PRAYER

 

But thou, when thou prayest, enter into thy closet, and when thou hast shut thy door, pray to thy Father which is in secret; and thy Father which seeth in secret shall reward thee openly.

But when ye pray, use not vain repetitions, as the heathen do: for they think that they shall be heard for their much speaking.

Be not ye therefore like unto them: for your Father knoweth what things ye have need of, before ye ask him.

After this manner therefore pray ye: Our Father which art in heaven, Hallowed be thy name.

Thy kingdom come, Thy will be done in earth, as it is in heaven.

Give us this day our daily bread.

And forgive us our debts, as we forgive our debtors.

And lead us not into temptation, but deliver us from evil: For thine is the kingdom, and the power, and the glory, for ever. Amen.

For if ye forgive men their trespasses, your heavenly Father will also forgive you: But if ye forgive not men their trespasses, neither will your Father forgive your trespasses.

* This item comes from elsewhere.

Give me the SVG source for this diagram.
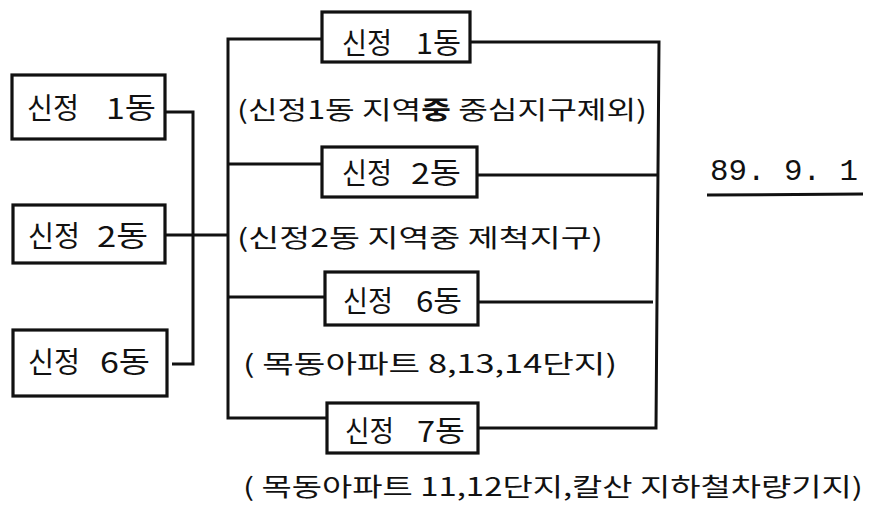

If you do not feel like praying, you have to force yourself. The Holy Fathers say that prayer with force is higher than prayer unforced. You do not want to, but force yourself. The Kingdom of Heaven is taken by force (Matt. 11:12). St. Ambrose of Optina +1891

Through the prayer, man is cleansed, brightened, sanctified. Elder Amphilochios of Patmos +1970

Prayer is the basis of our Christian life through which we come to know God. Prayer is the source and the reality of our experience of Jesus Christ, it is not an option; it is an absolute necessity for every human being.

Prayer is a living reality, a personal encounter with the living God, and as such it cannot be limited to a prescribed set of “prayers” and “practices” which while important in the beginning, lead us to further depth of prayer. Orthodox life goes through the stages of purification, illumination, and théosis. Orthodox prayer similarly progresses from oral to interior to noetic prayer, these stages and phases are not strictly seriatim, and often take place overlapping each other.

We first set out to cleanse our soul and our body of passions and lusts with as fasting and vigils, to prepare us for the next stage: illumination.

Initially we learn to pray by reading the prayers given to us by the Church. Saint Theophan the Recluse said that oral prayer is very important, giving “verbal expression and shape” to our prayers.

It is a common mistake to imagine that anything further than oral prayer is the province of monastics, something that ordinary lay people cannot aspire to. That is nonsense.

As we move from purification to illumination in our spiritual lives, the Light of Christ begins to enlighten our thoughts and actions. Similarly, as we practice the externals of a prayer life with steadfast dedication, we gradually begin to enter into interior prayer when we begin to pray with intent and, as Saint Theophan says, “the mind is focused upon the words, speaking them as if they were our own.”

Oral and interior prayer lead to noetic prayer, or prayer of the heart when prayer is no longer something we do but, but becomes part of our very being. Thus noetic or contemplative prayer is a gift of the Holy Spirit, and it is not necessarily given to all people. We are given what we individually need and can achieve, since all of us are different. We should not give up, assuming that it is not for us since Saint Theophan wrote, “Growth in prayer has no end, and if this growth ceases, it means that life ceases.”

Pray without ceasing is an Apostolic exhortation, and something we must take to heart. Our relationship with God is entirely accomplished within the bounds of our praying. Praying is not necessarily a conversation, it is rather a means of closeness. It is our highly personal approach to God, that gradually builds a relationship, that becomes slowly apparent to us. We “feel” God rather than anything else, we apprehend His presence as we progress in our prayer. That is as good as any human being can normally aspire.